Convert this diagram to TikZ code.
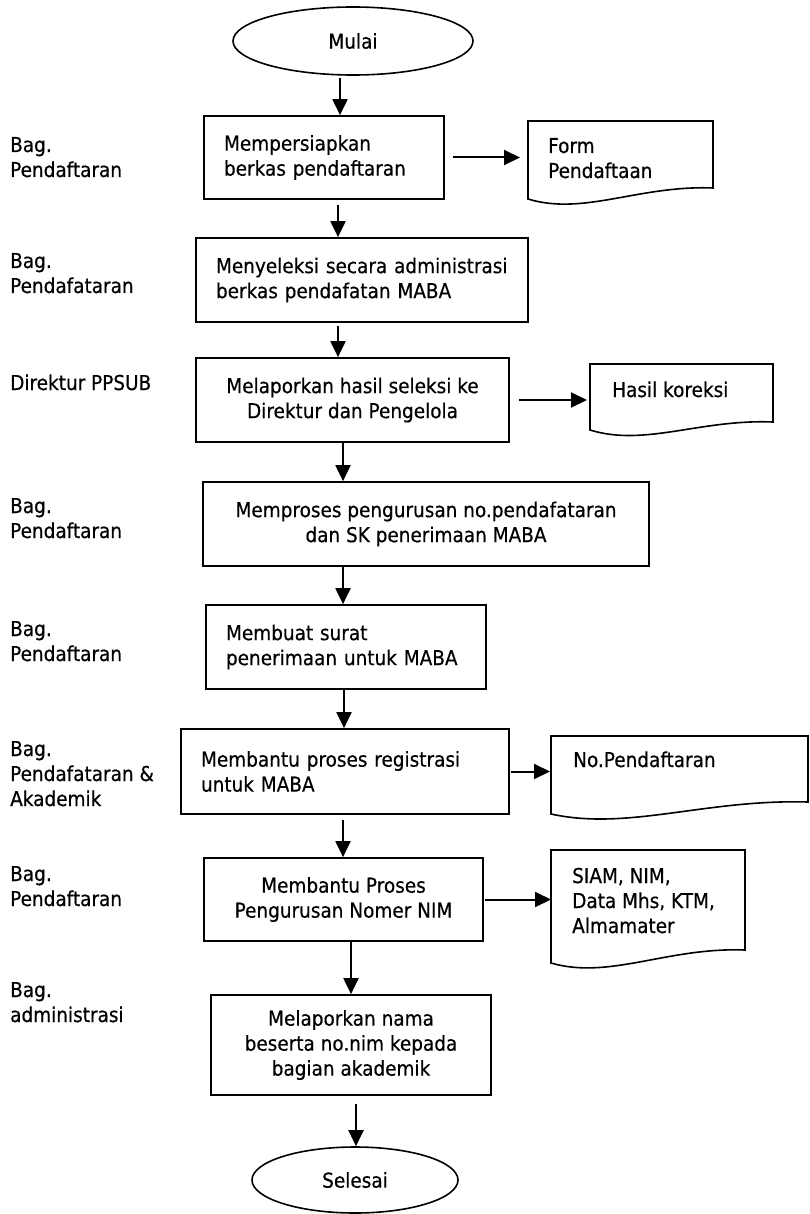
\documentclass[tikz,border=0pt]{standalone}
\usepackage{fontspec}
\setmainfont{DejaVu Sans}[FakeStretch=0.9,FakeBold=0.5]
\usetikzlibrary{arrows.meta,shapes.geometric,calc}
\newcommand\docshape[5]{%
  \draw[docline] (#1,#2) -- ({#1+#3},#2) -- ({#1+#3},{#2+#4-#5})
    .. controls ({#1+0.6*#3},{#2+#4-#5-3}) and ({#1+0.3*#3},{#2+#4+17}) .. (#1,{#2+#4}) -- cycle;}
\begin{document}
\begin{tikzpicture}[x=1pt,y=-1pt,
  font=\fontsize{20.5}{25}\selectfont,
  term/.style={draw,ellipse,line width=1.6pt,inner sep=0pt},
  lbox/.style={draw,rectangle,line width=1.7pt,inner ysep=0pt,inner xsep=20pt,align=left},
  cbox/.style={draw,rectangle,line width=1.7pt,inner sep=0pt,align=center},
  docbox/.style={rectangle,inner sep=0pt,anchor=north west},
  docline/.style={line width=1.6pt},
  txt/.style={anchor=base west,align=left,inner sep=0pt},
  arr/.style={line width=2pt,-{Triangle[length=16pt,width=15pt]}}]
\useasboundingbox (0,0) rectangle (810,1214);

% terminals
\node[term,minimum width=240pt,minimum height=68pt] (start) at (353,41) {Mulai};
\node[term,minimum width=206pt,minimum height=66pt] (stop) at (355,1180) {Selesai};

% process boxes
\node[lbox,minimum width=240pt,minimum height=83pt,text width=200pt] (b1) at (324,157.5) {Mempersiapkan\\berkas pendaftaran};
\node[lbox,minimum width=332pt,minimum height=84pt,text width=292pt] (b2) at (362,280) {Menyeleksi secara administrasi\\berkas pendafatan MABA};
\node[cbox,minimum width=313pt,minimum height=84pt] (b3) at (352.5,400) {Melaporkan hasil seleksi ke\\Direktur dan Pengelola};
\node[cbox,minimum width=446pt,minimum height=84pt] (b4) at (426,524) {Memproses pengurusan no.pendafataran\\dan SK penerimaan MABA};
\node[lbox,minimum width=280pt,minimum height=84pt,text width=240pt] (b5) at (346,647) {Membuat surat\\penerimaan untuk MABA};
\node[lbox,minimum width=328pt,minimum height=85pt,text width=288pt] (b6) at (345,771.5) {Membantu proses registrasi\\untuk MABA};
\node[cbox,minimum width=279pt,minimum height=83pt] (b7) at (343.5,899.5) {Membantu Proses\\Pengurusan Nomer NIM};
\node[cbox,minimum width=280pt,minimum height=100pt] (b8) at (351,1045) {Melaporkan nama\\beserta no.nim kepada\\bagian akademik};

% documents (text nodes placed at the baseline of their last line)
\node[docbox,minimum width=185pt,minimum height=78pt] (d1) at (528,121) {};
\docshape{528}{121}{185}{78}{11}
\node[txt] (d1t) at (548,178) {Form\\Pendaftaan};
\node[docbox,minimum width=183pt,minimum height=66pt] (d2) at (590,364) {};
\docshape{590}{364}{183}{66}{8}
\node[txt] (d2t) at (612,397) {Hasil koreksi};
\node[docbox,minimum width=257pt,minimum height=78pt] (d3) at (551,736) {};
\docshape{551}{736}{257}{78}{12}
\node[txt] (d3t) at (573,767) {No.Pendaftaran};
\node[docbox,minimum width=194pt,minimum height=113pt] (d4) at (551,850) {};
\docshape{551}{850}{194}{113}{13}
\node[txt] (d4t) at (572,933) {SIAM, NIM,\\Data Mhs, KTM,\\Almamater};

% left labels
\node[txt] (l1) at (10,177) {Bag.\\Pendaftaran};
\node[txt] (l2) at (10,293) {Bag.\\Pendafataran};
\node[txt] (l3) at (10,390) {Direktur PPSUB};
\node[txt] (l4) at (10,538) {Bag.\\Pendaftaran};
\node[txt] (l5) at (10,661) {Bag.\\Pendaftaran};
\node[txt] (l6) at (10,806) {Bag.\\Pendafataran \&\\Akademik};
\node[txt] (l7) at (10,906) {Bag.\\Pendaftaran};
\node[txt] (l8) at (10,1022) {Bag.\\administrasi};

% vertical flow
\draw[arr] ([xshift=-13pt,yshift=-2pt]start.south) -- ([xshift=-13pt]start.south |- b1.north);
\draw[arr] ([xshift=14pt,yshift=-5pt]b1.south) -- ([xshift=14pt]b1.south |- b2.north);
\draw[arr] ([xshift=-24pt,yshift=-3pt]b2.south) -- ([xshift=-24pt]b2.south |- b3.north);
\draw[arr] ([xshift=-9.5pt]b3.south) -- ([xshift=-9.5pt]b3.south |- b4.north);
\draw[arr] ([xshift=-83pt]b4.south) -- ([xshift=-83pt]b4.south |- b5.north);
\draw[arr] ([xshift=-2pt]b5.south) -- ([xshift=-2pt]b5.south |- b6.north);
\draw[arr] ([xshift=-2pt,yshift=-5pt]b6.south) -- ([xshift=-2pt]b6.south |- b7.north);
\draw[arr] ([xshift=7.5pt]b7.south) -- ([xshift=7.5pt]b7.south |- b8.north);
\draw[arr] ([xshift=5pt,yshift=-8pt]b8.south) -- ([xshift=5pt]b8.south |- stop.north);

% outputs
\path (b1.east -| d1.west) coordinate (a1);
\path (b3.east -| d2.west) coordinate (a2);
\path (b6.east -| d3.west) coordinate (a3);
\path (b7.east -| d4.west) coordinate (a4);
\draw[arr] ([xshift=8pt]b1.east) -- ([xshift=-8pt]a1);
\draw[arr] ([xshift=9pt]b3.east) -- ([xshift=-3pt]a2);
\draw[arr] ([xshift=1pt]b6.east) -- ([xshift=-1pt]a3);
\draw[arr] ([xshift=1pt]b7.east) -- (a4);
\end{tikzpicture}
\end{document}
+ + + +
Given exercise: Please set down each line of the data above exactly as written, without the pictures.

Exercise answer:
Convert this diagram to TikZ code.
\documentclass[tikz,border=0pt]{standalone}
\usepackage{fontspec}
\setmainfont{DejaVu Sans}[FakeStretch=0.9,FakeBold=0.5]
\usetikzlibrary{arrows.meta,shapes.geometric,calc}
\newcommand\docshape[5]{%
  \draw[docline] (#1,#2) -- ({#1+#3},#2) -- ({#1+#3},{#2+#4-#5})
    .. controls ({#1+0.6*#3},{#2+#4-#5-3}) and ({#1+0.3*#3},{#2+#4+17}) .. (#1,{#2+#4}) -- cycle;}
\begin{document}
\begin{tikzpicture}[x=1pt,y=-1pt,
  font=\fontsize{20.5}{25}\selectfont,
  term/.style={draw,ellipse,line width=1.6pt,inner sep=0pt},
  lbox/.style={draw,rectangle,line width=1.7pt,inner ysep=0pt,inner xsep=20pt,align=left},
  cbox/.style={draw,rectangle,line width=1.7pt,inner sep=0pt,align=center},
  docbox/.style={rectangle,inner sep=0pt,anchor=north west},
  docline/.style={line width=1.6pt},
  txt/.style={anchor=base west,align=left,inner sep=0pt},
  arr/.style={line width=2pt,-{Triangle[length=16pt,width=15pt]}}]
\useasboundingbox (0,0) rectangle (810,1214);

% terminals
\node[term,minimum width=240pt,minimum height=68pt] (start) at (353,41) {Mulai};
\node[term,minimum width=206pt,minimum height=66pt] (stop) at (355,1180) {Selesai};

% process boxes
\node[lbox,minimum width=240pt,minimum height=83pt,text width=200pt] (b1) at (324,157.5) {Mempersiapkan\\berkas pendaftaran};
\node[lbox,minimum width=332pt,minimum height=84pt,text width=292pt] (b2) at (362,280) {Menyeleksi secara administrasi\\berkas pendafatan MABA};
\node[cbox,minimum width=313pt,minimum height=84pt] (b3) at (352.5,400) {Melaporkan hasil seleksi ke\\Direktur dan Pengelola};
\node[cbox,minimum width=446pt,minimum height=84pt] (b4) at (426,524) {Memproses pengurusan no.pendafataran\\dan SK penerimaan MABA};
\node[lbox,minimum width=280pt,minimum height=84pt,text width=240pt] (b5) at (346,647) {Membuat surat\\penerimaan untuk MABA};
\node[lbox,minimum width=328pt,minimum height=85pt,text width=288pt] (b6) at (345,771.5) {Membantu proses registrasi\\untuk MABA};
\node[cbox,minimum width=279pt,minimum height=83pt] (b7) at (343.5,899.5) {Membantu Proses\\Pengurusan Nomer NIM};
\node[cbox,minimum width=280pt,minimum height=100pt] (b8) at (351,1045) {Melaporkan nama\\beserta no.nim kepada\\bagian akademik};

% documents (text nodes placed at the baseline of their last line)
\node[docbox,minimum width=185pt,minimum height=78pt] (d1) at (528,121) {};
\docshape{528}{121}{185}{78}{11}
\node[txt] (d1t) at (548,178) {Form\\Pendaftaan};
\node[docbox,minimum width=183pt,minimum height=66pt] (d2) at (590,364) {};
\docshape{590}{364}{183}{66}{8}
\node[txt] (d2t) at (612,397) {Hasil koreksi};
\node[docbox,minimum width=257pt,minimum height=78pt] (d3) at (551,736) {};
\docshape{551}{736}{257}{78}{12}
\node[txt] (d3t) at (573,767) {No.Pendaftaran};
\node[docbox,minimum width=194pt,minimum height=113pt] (d4) at (551,850) {};
\docshape{551}{850}{194}{113}{13}
\node[txt] (d4t) at (572,933) {SIAM, NIM,\\Data Mhs, KTM,\\Almamater};

% left labels
\node[txt] (l1) at (10,177) {Bag.\\Pendaftaran};
\node[txt] (l2) at (10,293) {Bag.\\Pendafataran};
\node[txt] (l3) at (10,390) {Direktur PPSUB};
\node[txt] (l4) at (10,538) {Bag.\\Pendaftaran};
\node[txt] (l5) at (10,661) {Bag.\\Pendaftaran};
\node[txt] (l6) at (10,806) {Bag.\\Pendafataran \&\\Akademik};
\node[txt] (l7) at (10,906) {Bag.\\Pendaftaran};
\node[txt] (l8) at (10,1022) {Bag.\\administrasi};

% vertical flow
\draw[arr] ([xshift=-13pt,yshift=-2pt]start.south) -- ([xshift=-13pt]start.south |- b1.north);
\draw[arr] ([xshift=14pt,yshift=-5pt]b1.south) -- ([xshift=14pt]b1.south |- b2.north);
\draw[arr] ([xshift=-24pt,yshift=-3pt]b2.south) -- ([xshift=-24pt]b2.south |- b3.north);
\draw[arr] ([xshift=-9.5pt]b3.south) -- ([xshift=-9.5pt]b3.south |- b4.north);
\draw[arr] ([xshift=-83pt]b4.south) -- ([xshift=-83pt]b4.south |- b5.north);
\draw[arr] ([xshift=-2pt]b5.south) -- ([xshift=-2pt]b5.south |- b6.north);
\draw[arr] ([xshift=-2pt,yshift=-5pt]b6.south) -- ([xshift=-2pt]b6.south |- b7.north);
\draw[arr] ([xshift=7.5pt]b7.south) -- ([xshift=7.5pt]b7.south |- b8.north);
\draw[arr] ([xshift=5pt,yshift=-8pt]b8.south) -- ([xshift=5pt]b8.south |- stop.north);

% outputs
\path (b1.east -| d1.west) coordinate (a1);
\path (b3.east -| d2.west) coordinate (a2);
\path (b6.east -| d3.west) coordinate (a3);
\path (b7.east -| d4.west) coordinate (a4);
\draw[arr] ([xshift=8pt]b1.east) -- ([xshift=-8pt]a1);
\draw[arr] ([xshift=9pt]b3.east) -- ([xshift=-3pt]a2);
\draw[arr] ([xshift=1pt]b6.east) -- ([xshift=-1pt]a3);
\draw[arr] ([xshift=1pt]b7.east) -- (a4);
\end{tikzpicture}
\end{document}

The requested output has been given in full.